El secreto
Sé que lo sabía porque era imposible no adivinarlo. El aire se tensaba cuando nos encontrábamos casualmente en la cocina o en el living y el tiempo se detenía en un espasmo cómplice.
Yo me pasaba el día recordando esos instantes, saboreando su mirada detenida en mis pechos hinchados, evocando el roce de su mano, intencional, caliente, inmenso, cuando me acercaba a saludarlo.
Era lo que mi madre llamaría un “tipo de cuidado”, aficionado a los deportes extremos y la adrenalina, iniciado en los negocios dudosos y experto en la mentira fácil había llegado hasta nosotros persiguiendo una quimera que también le contagió a mi marido. Fueron íntimos una vez – los hombres nunca dejan de ser amigos aunque 20 años sean muchos- por eso y porque dormía hasta tarde lo dejabamos solo en casa. Julián se iba a trabajar a las 8 y yo tomaba el colectivo un poco antes para ir a mi oficina mientras lo imaginaba hurgando en mis cajones, abriendo mis placares, tocando los vestidos que dejaba para que él los viera y me imaginara adentro, con todas mis exhuberancias a su alcance.

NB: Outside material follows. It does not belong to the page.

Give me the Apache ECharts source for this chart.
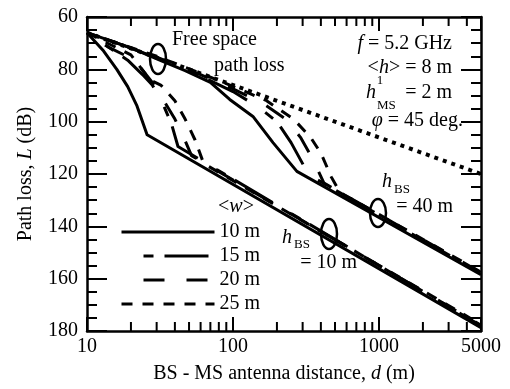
<!DOCTYPE html>
<html><head><meta charset="utf-8">
<script src="https://cdn.jsdelivr.net/npm/echarts@6/dist/echarts.min.js"></script>
<style>html,body{margin:0;padding:0;background:#fff}#c{width:510px;height:389px}</style>
</head><body><div id="c"></div>
<script>
const FONT = '"Liberation Serif","Times New Roman",serif';
const legendNames = ['10 m', '15 m', '20 m', '25 m'];

// Free-space path loss
const fsDist = [10, 5000];
const fsLoss = [66, 120];

// h_BS = 10 m
const h10w10Dist = [10, 13, 16, 19, 22, 25.8, 5000];
const h10w10Loss = [66, 73, 80, 86.6, 94, 105, 178.7];
const h10w15Dist = [10, 14, 19, 24, 28, 33, 38, 42, 5000];
const h10w15Loss = [66, 71.5, 76.5, 82, 86, 93, 101, 109.5, 178];
const h10w20Dist = [10, 14, 18, 23, 28, 34, 40, 46, 52, 5000];
const h10w20Loss = [66, 71.5, 74.5, 79, 85, 92.5, 99, 106, 113, 177.8];
const h10w25Dist = [10, 15, 20, 27, 32, 40, 47, 55, 63, 5000];
const h10w25Loss = [66, 71, 74.5, 84, 86, 92, 99, 107, 116, 177.5];

// h_BS = 40 m
const h40w10Dist = [10, 20, 33, 47, 70, 95, 137, 188, 274, 5000];
const h40w10Loss = [66, 71.8, 77, 80.5, 85, 91.5, 98, 108, 119, 158.5];
const h40w15Dist = [10, 30, 60, 100, 150, 200, 250, 310, 360, 5000];
const h40w15Loss = [66, 75.5, 82.5, 88.5, 94.5, 100, 108, 117.5, 121.5, 158];
const h40w20Dist = [10, 30, 60, 100, 160, 230, 290, 350, 420, 5000];
const h40w20Loss = [66, 75.3, 82, 87.5, 93, 99, 106, 114, 123.5, 157.7];
const h40w25Dist = [10, 30, 60, 100, 170, 260, 340, 400, 470, 540, 5000];
const h40w25Loss = [66, 75, 81.5, 86.5, 92, 99, 106, 112, 121, 127, 157.5];

// x-axis minor tick positions (log axis)
const xMinorTicks = [20, 30, 40, 50, 60, 70, 80, 90, 200, 300, 400, 500, 600, 700, 800, 900, 2000, 3000, 4000];

const dashFor = {
  '10 m': { type: 'solid' },
  '15 m': { type: [44, 22, 10, 11], dashOffset: 44 },
  '20 m': { type: [21, 22], dashOffset: 21 },
  '25 m': { type: [11, 10], dashOffset: 0 }
};

function pairs(d, l) { return d.map((v, i) => [v, l[i]]); }
function curve(name, d, l) {
  return {
    name: name, type: 'line', symbol: 'none', smooth: false, silent: true,
    data: pairs(d, l),
    lineStyle: Object.assign({ color: '#000', width: 3, cap: 'butt', join: 'round' }, dashFor[name]),
    itemStyle: { color: '#000' }
  };
}

const chart = echarts.init(document.getElementById('c'), null, { renderer: 'canvas' });

const axisCommonX = {
  type: 'log', logBase: 10, min: 10, max: 5000,
  axisLine: { show: true, lineStyle: { color: '#000', width: 2.5 } },
  axisTick: { show: true, inside: true, length: 14, lineStyle: { color: '#000', width: 2 } },
  splitLine: { show: false }, minorTick: { show: false }
};
const axisCommonY = {
  type: 'value', min: 60, max: 180, interval: 20, inverse: true,
  axisLine: { show: true, lineStyle: { color: '#000', width: 2.5 } },
  axisTick: { show: true, inside: true, length: 20, lineStyle: { color: '#000', width: 2 } },
  minorTick: { show: true, splitNumber: 4, length: 10, lineStyle: { color: '#000', width: 2 } },
  splitLine: { show: false }
};

const richName = {
  n: { fontFamily: FONT, fontSize: 20, color: '#000' },
  i: { fontFamily: FONT, fontSize: 20, color: '#000', fontStyle: 'italic' }
};

const option = {
  backgroundColor: '#fff',
  animation: false,
  grid: { left: 87, right: 29, top: 17, bottom: 56, containLabel: false },
  legend: {
    data: legendNames,
    orient: 'vertical', left: 120, top: 222, padding: 0,
    itemWidth: 93, itemHeight: 14, itemGap: 4,
    lineStyle: { width: 3 },
    itemStyle: { opacity: 0, borderWidth: 0 },
    textStyle: { fontFamily: FONT, fontSize: 20, color: '#000', lineHeight: 20 },
    selectedMode: false
  },
  xAxis: [
    Object.assign({}, axisCommonX, {
      position: 'bottom',
      axisLabel: { color: '#000', fontFamily: FONT, fontSize: 20, margin: 6,
        formatter: v => String(Math.round(v)) },
      name: '{n|BS - MS antenna distance, }{i|d}{n| (m)}',
      nameLocation: 'middle', nameGap: 33,
      nameTextStyle: { rich: richName }
    }),
    Object.assign({}, axisCommonX, { position: 'top', axisLabel: { show: false } })
  ],
  yAxis: [
    Object.assign({}, axisCommonY, {
      position: 'left',
      axisLabel: { color: '#000', fontFamily: FONT, fontSize: 20, margin: 9 },
      name: '{n|Path loss, }{i|L}{n| (dB)}',
      nameLocation: 'middle', nameGap: 51,
      nameTextStyle: { rich: richName }
    }),
    Object.assign({}, axisCommonY, { position: 'right', axisLabel: { show: false } })
  ],
  series: [
    {
      name: 'Free space', type: 'line', symbol: 'none', silent: true,
      data: pairs(fsDist, fsLoss),
      lineStyle: { color: '#000', width: 4, type: [4, 5], cap: 'butt' }
    },
    curve('10 m', h10w10Dist, h10w10Loss),
    curve('15 m', h10w15Dist, h10w15Loss),
    curve('20 m', h10w20Dist, h10w20Loss),
    curve('25 m', h10w25Dist, h10w25Loss),
    curve('10 m', h40w10Dist, h40w10Loss),
    curve('15 m', h40w15Dist, h40w15Loss),
    curve('20 m', h40w20Dist, h40w20Loss),
    curve('25 m', h40w25Dist, h40w25Loss),
    {
      name: 'minorTicks', type: 'custom', silent: true, clip: false, z: 5,
      xAxisIndex: 0, yAxisIndex: 0,
      data: xMinorTicks.map(v => [v, 60]),
      encode: { x: 0, y: 1 },
      renderItem: function (params, api) {
        const b = api.coord([api.value(0), 180]);
        const t = api.coord([api.value(0), 60]);
        return {
          type: 'group', children: [
            { type: 'line', shape: { x1: b[0], y1: b[1], x2: b[0], y2: b[1] - 9 }, style: { stroke: '#000', lineWidth: 2 } },
            { type: 'line', shape: { x1: t[0], y1: t[1], x2: t[0], y2: t[1] + 9 }, style: { stroke: '#000', lineWidth: 2 } }
          ]
        };
      }
    }
  ],
  graphic: [
    { type: 'text', x: 172, y: 40, style: { text: 'Free space', fontFamily: FONT, fontSize: 20, fill: '#000', align: 'left', verticalAlign: 'middle' } },
    { type: 'text', x: 214, y: 66, style: { text: 'path loss', fontFamily: FONT, fontSize: 20, fill: '#000', align: 'left', verticalAlign: 'middle' } },
    { type: 'ellipse', shape: { cx: 158, cy: 59, rx: 8, ry: 15 }, style: { fill: 'none', stroke: '#000', lineWidth: 2.5 } },

    { type: 'text', x: 452, y: 44, style: { text: '{i|f}{n| = 5.2 GHz}', rich: richName, align: 'right', verticalAlign: 'middle' } },
    { type: 'text', x: 452, y: 68, style: { text: '{n|<}{i|h}{n|> = 8 m}', rich: richName, align: 'right', verticalAlign: 'middle' } },
    { type: 'text', x: 380, y: 81, style: { text: '1', fontFamily: FONT, fontSize: 13, fill: '#000', align: 'center', verticalAlign: 'middle' } },
    { type: 'text', x: 371, y: 93, style: { text: '{i|h}', rich: richName, align: 'center', verticalAlign: 'middle' } },
    { type: 'text', x: 377, y: 106, style: { text: 'MS', fontFamily: FONT, fontSize: 13, fill: '#000', align: 'left', verticalAlign: 'middle' } },
    { type: 'text', x: 452, y: 93, style: { text: '= 2 m', fontFamily: FONT, fontSize: 20, fill: '#000', align: 'right', verticalAlign: 'middle' } },
    { type: 'text', x: 463, y: 121, style: { text: '{i|φ}{n| = 45 deg.}', rich: richName, align: 'right', verticalAlign: 'middle' } },

    { type: 'text', x: 387, y: 182, style: { text: '{i|h}', rich: richName, align: 'center', verticalAlign: 'middle' } },
    { type: 'text', x: 394, y: 190, style: { text: 'BS', fontFamily: FONT, fontSize: 13, fill: '#000', align: 'left', verticalAlign: 'middle' } },
    { type: 'text', x: 453, y: 207, style: { text: '= 40 m', fontFamily: FONT, fontSize: 20, fill: '#000', align: 'right', verticalAlign: 'middle' } },
    { type: 'ellipse', shape: { cx: 378, cy: 213, rx: 8, ry: 14 }, style: { fill: 'none', stroke: '#000', lineWidth: 2.5 } },

    { type: 'text', x: 287, y: 238, style: { text: '{i|h}', rich: richName, align: 'center', verticalAlign: 'middle' } },
    { type: 'text', x: 294, y: 245, style: { text: 'BS', fontFamily: FONT, fontSize: 13, fill: '#000', align: 'left', verticalAlign: 'middle' } },
    { type: 'text', x: 357, y: 263, style: { text: '= 10 m', fontFamily: FONT, fontSize: 20, fill: '#000', align: 'right', verticalAlign: 'middle' } },
    { type: 'ellipse', shape: { cx: 329, cy: 234, rx: 8, ry: 15 }, style: { fill: 'none', stroke: '#000', lineWidth: 2.5 } },

    { type: 'text', x: 236, y: 207, style: { text: '{n|<}{i|w}{n|>}', rich: richName, align: 'center', verticalAlign: 'middle' } }
  ]
};
chart.setOption(option);
</script>
</body></html>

Cuando volvíamos estaba trabajando en su laptoc todavía, perfectamente desalineado y con esa sonrisa fácil y entradora. Julián se sentaba a su lado y charlaban de bueyes perdidos, proyectos y mujeres con una complicidad que me daba celos. Yo fingía no prestar atención a esos dos hombres todo hormonas que llenaban el aire de sexo y mi mente de obscenidades. El uno, el mío, el que me gustaba desde siempre seducido por los planes del otro, puras endorfinas, puro entusiasmo, puros castillos en el aire.

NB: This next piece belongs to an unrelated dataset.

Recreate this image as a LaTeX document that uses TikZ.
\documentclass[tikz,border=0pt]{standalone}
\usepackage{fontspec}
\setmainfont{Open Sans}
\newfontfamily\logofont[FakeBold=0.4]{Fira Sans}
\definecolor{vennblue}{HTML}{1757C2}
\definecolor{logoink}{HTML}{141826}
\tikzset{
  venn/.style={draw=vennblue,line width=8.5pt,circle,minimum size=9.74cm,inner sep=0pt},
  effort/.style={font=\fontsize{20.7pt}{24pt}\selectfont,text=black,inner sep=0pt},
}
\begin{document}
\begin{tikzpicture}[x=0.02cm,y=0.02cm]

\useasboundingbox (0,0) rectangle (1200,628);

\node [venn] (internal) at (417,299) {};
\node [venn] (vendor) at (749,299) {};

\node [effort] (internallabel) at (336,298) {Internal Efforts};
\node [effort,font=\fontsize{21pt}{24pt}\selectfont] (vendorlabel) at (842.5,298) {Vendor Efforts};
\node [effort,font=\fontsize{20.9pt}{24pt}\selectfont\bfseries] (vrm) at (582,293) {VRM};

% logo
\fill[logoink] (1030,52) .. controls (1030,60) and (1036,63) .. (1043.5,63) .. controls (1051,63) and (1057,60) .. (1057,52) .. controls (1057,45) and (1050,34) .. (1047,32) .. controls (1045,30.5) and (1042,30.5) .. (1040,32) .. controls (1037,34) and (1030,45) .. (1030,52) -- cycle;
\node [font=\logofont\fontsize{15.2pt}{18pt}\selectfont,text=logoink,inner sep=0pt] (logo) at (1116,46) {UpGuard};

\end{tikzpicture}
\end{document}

Sabíamos que el sábado se iría temprano, una semana era mucho en su vida y seguro había alguien esperándolo en España, alguien que nunca se insinuó, alguien de quien yo no quería saber. Por eso el viernes me encontró encendida, ansiosa, con un revoltijo en la panza. Tardé más de la cuenta en volver de trabajar, había sido una de esas tardes esponjosas de verano y decidí regresar caminando, paladeando el aire fresco del atardecer y llenándome de perfumes de azar, tilo, jazmín, recordándome porque nunca me había mudado, porque siempre quiero volver a ese pedacito mío en el culo del mundo que es todavía barrio y que guarda los sonidos de mi infancia.

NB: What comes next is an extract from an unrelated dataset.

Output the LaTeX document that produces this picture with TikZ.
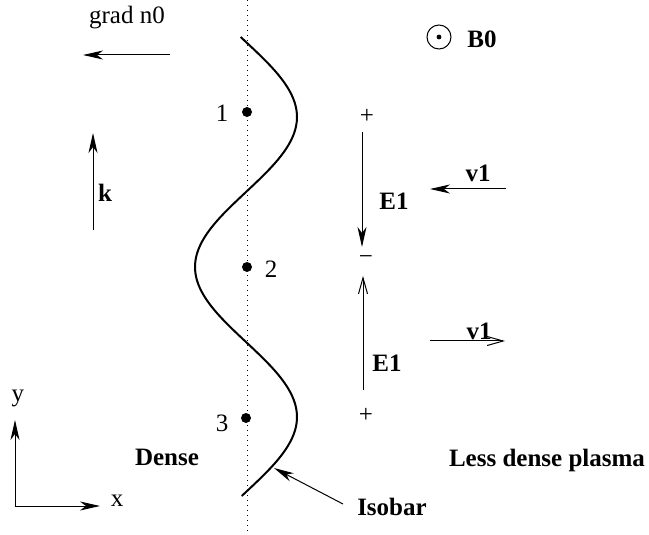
\documentclass[tikz,border=0pt]{standalone}
\usepackage{fontspec}
\setmainfont{Liberation Serif}
\usetikzlibrary{arrows.meta}
\tikzset{
  lbl/.style={font=\fontsize{12.5}{14}\selectfont, inner sep=0pt},
  blbl/.style={font=\fontsize{12.5}{14}\selectfont\bfseries, inner sep=0pt},
  fillarrow/.style={line width=0.5pt, -{Stealth[length=10pt,width=4.5pt,inset=3pt]}},
  openarrow/.style={line width=0.5pt, -{Straight Barb[length=8pt,width=4.5pt]}},
  dotpt/.style={circle, fill=black, inner sep=0pt, minimum size=5pt},
}
\begin{document}
\begin{tikzpicture}[x=0.5pt,y=-0.5pt]
\useasboundingbox (0,0) rectangle (649,535);
% dotted axis
\coordinate (dtop) at (247,0);
\coordinate (dbot) at (247,535);
\draw[dotted, line width=0.5pt] (dtop) -- (dbot);
% isobar curve
\draw[line width=1pt] plot[domain=37:496, samples=120, variable=\t]
  ({246+51*cos(1.2*(\t-117))}, \t);
% points
\node[dotpt] (p1) at (247,112) {};
\node[dotpt] (p2) at (247,267) {};
\node[dotpt] (p3) at (246,418) {};
\node[lbl] (l1) at (222,113) {1};
\node[lbl] (l2) at (271,269) {2};
\node[lbl] (l3) at (222,423) {3};
% grad n0
\node[lbl] (grad) at (127,18) {grad n0};
\coordinate (gs) at (170,55);
\coordinate (ge) at (83,55);
\draw[fillarrow] (gs) -- (ge);
% B0
\node[circle, draw, line width=0.5pt, minimum size=12pt, inner sep=0pt] (bc) at (439,37) {};
\fill (bc.center) circle (1.2pt);
\node[blbl] (b0) at (482,39) {B0};
% k
\coordinate (ks) at (93,230);
\coordinate (ke) at (93,133);
\draw[fillarrow] (ks) -- (ke);
\node[blbl] (k) at (105,193) {k};
% upper E1
\node[lbl] (plus1) at (367,116) {+};
\coordinate (e1s) at (362,132);
\coordinate (e1e) at (362,247);
\draw[fillarrow] (e1s) -- (e1e);
\node[blbl] (E1a) at (394,201) {E1};
\node[lbl] (minus) at (366,260) {−};
% upper v1
\coordinate (v1s) at (506,189);
\coordinate (v1e) at (430,189);
\draw[fillarrow] (v1s) -- (v1e);
\node[blbl] (v1a) at (478,173) {v1};
% lower E1
\coordinate (e2s) at (363,390);
\coordinate (e2e) at (363,276);
\draw[openarrow] (e2s) -- (e2e);
\node[blbl] (E1b) at (387,363) {E1};
\node[lbl] (plus2) at (366,415) {+};
% lower v1
\coordinate (v2s) at (430,341);
\coordinate (v2e) at (505,341);
\draw[openarrow] (v2s) -- (v2e);
\node[blbl] (v1b) at (479,331) {v1};
% axes
\coordinate (o) at (15,506);
\coordinate (ytip) at (15,420);
\coordinate (xtip) at (100,506);
\draw[fillarrow] (o) -- (ytip);
\draw[fillarrow] (o) -- (xtip);
\node[lbl] (ylab) at (18,398) {y};
\node[lbl] (xlab) at (117,501) {x};
% region labels
\node[blbl] (dense) at (167,457) {Dense};
\node[blbl] (less) at (547,460) {Less dense plasma};
\node[blbl] (iso) at (392,507) {Isobar};
\coordinate (isotip) at (274,468);
\coordinate (isotail) at (343,504);
\draw[fillarrow] (isotail) -- (isotip);
\end{tikzpicture}
\end{document}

Cuando llegué a casa encontré las luces apagadas, Rita Lee tronando en el “home” y las carcajadas intensas de Julián. Estaban en la galería. El parque se veía precioso con los últimos reflejos del sol.
Me descalcé y fui con ellos, Julián me invito a sentarme sobre él y jugueteaba con mi pelo y mi cuello mientras hablaba, sus palabras olían a cerveza y desborde, sus ojos inmensos brillaban cómplices, yo podía sentir su instinto animal y supongo que me deje invadir. Sólo recuerdo las manos flotando a mi alrededor, la piernas, los labios en esa danza primitiva y sensual.
Muchas manos, muchas piernas, muchos labios y mi conciencia disipándose embriagada en sabores conocidos y sobrecogida de sabores nuevos.
El sábado se fue temprano. No pudimos saludarlo, y de algún modo fue mejor.
Amanecí enlazada a Julián y deseando su cuerpo todavía, empapada de imágenes perversas y con la piel inquieta.
Nunca volvimos a hablar de esa noche, de la frontera que empujamos, de los besos desatados y las huellas recorridas, pero muchas veces nos seguimos buscando con perfume a jazmín y tilo y nos recorremos con los sentidos ávidos y la complicidad del secreto. Puede que hasta se nos escape un piropo gallego o nos quememos bailando a Rita Lee.
A veces pienso, recordando ese verano, que es mucho el peso de vivir con un secreto, a veces me respondo, con la piel urgente, que ya no podríamos vivir de otra manera.